The invention relates to a process for improving the moldability of expandable styrene polymer particles having reduced flammability.
Polymer foams are highly desirable in building construction because of their light weight and good heat insulating property. A prerequisite for use in the construction industry is the foam must have reduced flammability. Many halogenated organic compounds have been proposed as additives for the purpose of reducing the flammability of the foams.
In the case of expandable styrene polymer particles, the non-polymeric halogen compounds are often added to the particles by heating an aqueous suspension of styrene polymer particles in the presence of the halogen compound and a blowing agent until the particles are impregnated with the additives. Impregnation with the blowing agent to produce expandable styrene polymer particles may be carried out at temperatures between 60.degree. and 150.degree. C. However, when the organic halogen compounds are added to the impregnation system, lower temperatures, usually 60.degree.-90.degree. C., are used to prevent decomposition of the halogen compound which may in turn cause degradation of the polymer and subsequent impairment of the expanding and molding properties of the polymer. These lower temperatures require longer time for the impregnation process and, in the case of larger polymer particles, the particles may not be completely impregnated, as shown by the presence of hard cores in the particles after expansion. Shorter times of impregnation and the elimination of hard cores in the particles can both be accomplished by carrying out the impregnation at temperatures higher than 100.degree. C.

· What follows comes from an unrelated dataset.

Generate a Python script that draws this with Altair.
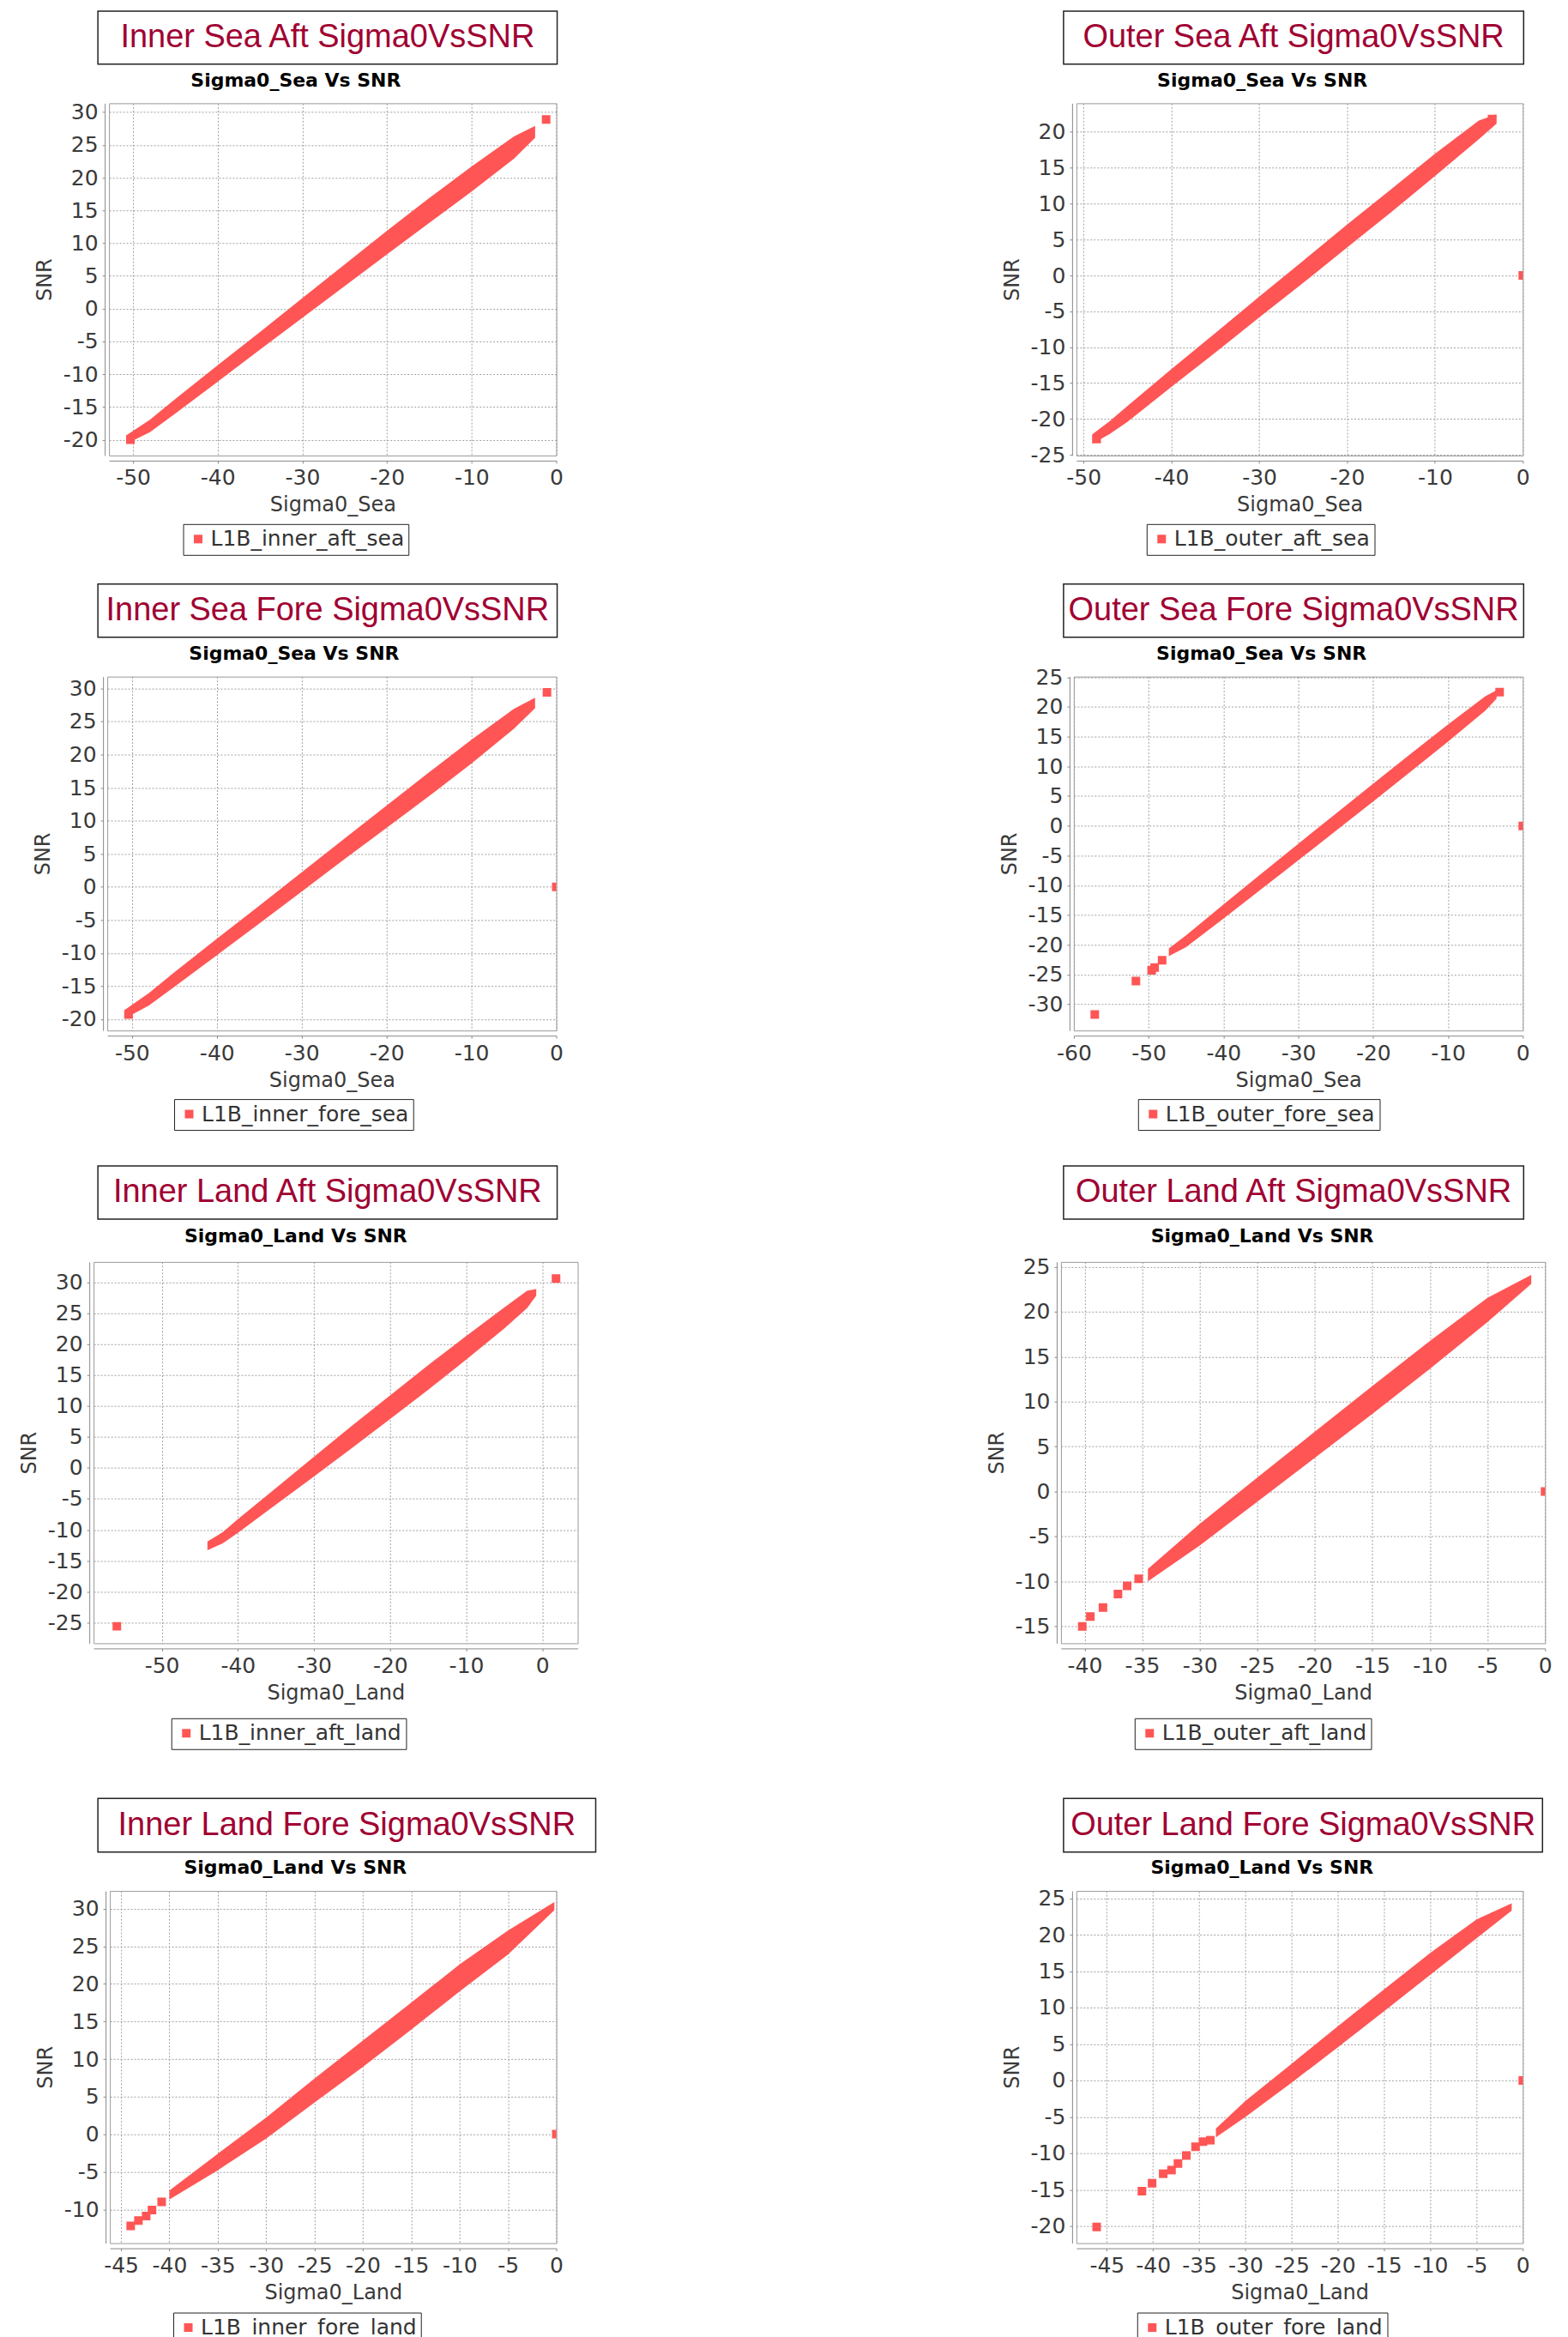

Particles impregnated at these higher temperatures may exhibit molding properties which are inferior to the properties of particles prepared at the lower temperatures. Thus, the particles may produce prepuff having a surface skin, i.e., denser foam at the surface and lighter foam at the cores and exhibit increased "pruning" (i.e. a nonspherical shape due to large internal cells). The pre-puff may also contain water occluded from the suspension. On molding, these pre-puff particles exhibit reduced fusion and poor dimensional stability.